Of the pivotal scene, "I wasn't in a position that day to really control as much I would have liked what people sang," Porterfield says. "I just wanted performances and to create an environment that allowed the locals to sing and shine with the principal cast."
While most of the actors were locals and unknowns, the film stars one notable up-and-comer, model and singer Sky Ferreira, who coincidentally broke out last year with a Capitol Records contract (her single "Obsession" appeared on TV's "The Vampire Diaries"). In the film, Ferreira sings an affecting karaoke version of "I Will Always Love You" (cleared, after the fact, with an aggressive appeal to rights holder Dolly Parton).
Holmgren admits one reason the production stuck with "Wild Horses" for as long as they did was a desire "to go against the system." He acknowledges that other filmmakers might be more willing to push the boundaries of fair use -- and if they had self-distributed the film, they might have kept the song in and taken their chances with the record company.
But in making a pact with distributor Cinema Guild, they had no choice but to reshoot. Porterfield and a small crew returned to the original location, Dimitri's Tavern, in November and, that afternoon, a guy at the bar ended up singing what Porterfield calls "this killer version of 'Amazing Grace.'"
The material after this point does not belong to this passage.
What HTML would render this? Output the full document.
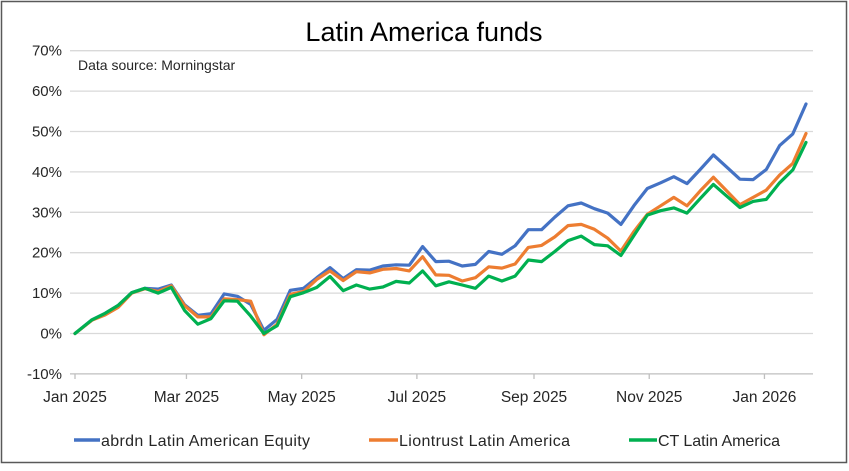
<!DOCTYPE html>
<html><head><meta charset="utf-8">
<style>
html,body{margin:0;padding:0;background:#fff;}
body{width:849px;height:466px;overflow:hidden;font-family:"Liberation Sans",sans-serif;}
svg text{font-family:"Liberation Sans",sans-serif;}
</style></head>
<body>
<svg id="chart" width="849" height="466">
<rect x="1.5" y="1.5" width="845" height="461" fill="#fff" stroke="#595959" stroke-width="1.5"/>
<text x="424" y="41" text-anchor="middle" font-size="27" fill="#000">Latin America funds</text>
<text x="78" y="70" font-size="14" fill="#262626">Data source: Morningstar</text>
<g id="grid"></g><g id="xaxis"></g><g id="series"></g>
<g>
<line x1="74" y1="440" x2="100" y2="440" stroke="#4472C4" stroke-width="3.5"/>
<text x="101" y="446" font-size="16" fill="#262626" textLength="209">abrdn Latin American Equity</text>
<line x1="369" y1="440" x2="398" y2="440" stroke="#ED7D31" stroke-width="3.5"/>
<text x="399" y="446" font-size="16" fill="#262626" textLength="171">Liontrust Latin America</text>
<line x1="629" y1="440" x2="657" y2="440" stroke="#00B050" stroke-width="3.5"/>
<text x="658" y="446" font-size="16" fill="#262626" textLength="122">CT Latin America</text>
</g>
</svg>
<script>
const dayOffsets=[0,9,16,23,30,37,44,51,58,65,72,79,86,93,100,107,114,121,128,135,142,149,156,163,170,177,184,191,198,205,212,219,226,233,240,247,254,261,268,275,282,289,296,303,310,317,324,331,338,345,352,359,366,373,380,387];
const abrdn=[0,3.4,5.0,7.0,10.1,11.2,11.0,12.0,7.1,4.5,4.9,9.8,9.2,7.2,0.8,3.5,10.7,11.2,13.8,16.3,13.6,15.8,15.7,16.7,17.0,16.9,21.5,17.8,17.9,16.7,17.1,20.3,19.6,21.7,25.7,25.7,28.8,31.6,32.3,30.9,29.8,27.0,31.7,35.9,37.3,38.8,37.1,40.6,44.2,41.2,38.2,38.1,40.6,46.5,49.4,56.8];
const liontrust=[0,3.3,4.6,6.5,10.0,11.1,10.4,11.8,6.9,4.1,4.1,8.6,8.4,8.0,-0.3,2.3,9.7,10.4,13.4,15.5,13.1,15.3,15.0,15.9,16.1,15.5,19.0,14.5,14.4,13.0,13.8,16.5,16.2,17.2,21.3,21.8,23.9,26.7,27.0,25.8,23.6,20.4,25.3,29.5,31.6,33.7,31.6,35.3,38.7,35.3,31.9,33.7,35.5,39.2,42.1,49.5];
const ct=[0,3.4,5.0,7.0,10.1,11.2,10.0,11.4,5.7,2.3,3.7,8.1,8.0,4.3,0,1.9,9.1,10.1,11.4,14.1,10.6,12.0,11.0,11.5,12.9,12.5,15.5,11.8,12.8,12.0,11.2,14.2,13.0,14.2,18.2,17.8,20.3,23.0,24.1,22.0,21.7,19.3,24.3,29.3,30.4,31.1,29.8,33.4,36.9,34.0,31.2,32.7,33.2,37.3,40.5,47.3];
const yTicks=[-10,0,10,20,30,40,50,60,70];
const xTickDays=[0,59,120,181,243,304,365];
const xTickLabels=["Jan 2025","Mar 2025","May 2025","Jul 2025","Sep 2025","Nov 2025","Jan 2026"];

const NS="http://www.w3.org/2000/svg";
const X0=75,PX_PER_DAY=1.8889,PL=70,PR=813;
function xs(d){return X0+d*PX_PER_DAY;}
function ys(v){return 333.5-v*4.04;}
function mk(tag,attrs,parent){const e=document.createElementNS(NS,tag);for(const k in attrs)e.setAttribute(k,attrs[k]);parent.appendChild(e);return e;}
const grid=document.getElementById('grid');
yTicks.forEach(t=>{
  const l=mk('line',{x1:PL,x2:PR,y1:ys(t),y2:ys(t),stroke:t===-10?'#bfbfbf':'#d9d9d9','stroke-width':1.3},grid);
  
  
  const tx=mk('text',{x:62,y:ys(t)+5,'text-anchor':'end','font-size':15,fill:'#262626'},grid);
  tx.textContent=t+'%';
  
  
});
const xa=document.getElementById('xaxis');
xTickDays.forEach((d,i)=>{
  const l=mk('line',{x1:xs(d),x2:xs(d),y1:374,y2:379,stroke:'#bfbfbf','stroke-width':1.3},xa);
  
  
  const tx=mk('text',{x:xs(d),y:402,'text-anchor':'middle','font-size':15.5,fill:'#262626'},xa);
  tx.textContent=xTickLabels[i];
  
  
});
const sg=document.getElementById('series');
[[abrdn,'#4472C4','abrdn'],[liontrust,'#ED7D31','liontrust'],[ct,'#00B050','ct']].forEach(([vals,c,n])=>{
  const pts=vals.map((v,i)=>xs(dayOffsets[i]).toFixed(1)+','+ys(v).toFixed(1)).join(' ');
  const p=mk('polyline',{points:pts,fill:'none',stroke:c,'stroke-width':3.2,'stroke-linejoin':'round','stroke-linecap':'round'},sg);
  
  
});
</script>
</body></html>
"I think what we pulled off has the same emotional resonance as 'Wild Horses,'" says the director. "It's a crackly version of Elvis' 'Amazing Grace,' so it's like rock and roll, but downtrodden." And while "Amazing Grace" has far different connotations than the Stones song, Porterfield says the lyrics' spiritual quality works because the group is, after all, gathering together for a funeral.
To integrate the new scene, they added extra cutaways, close-ups and color-corrected some business cards with After Effects to match the original footage. (Even when pursuing documentary-like veracity, digital tools can come in handy.)
With Putty Hill opening in New York this Friday, the story ultimately has a happy ending. Looking back, however, Holmgren has this simple advice: "Rule number one for independent filmmaking: not to use uncleared music."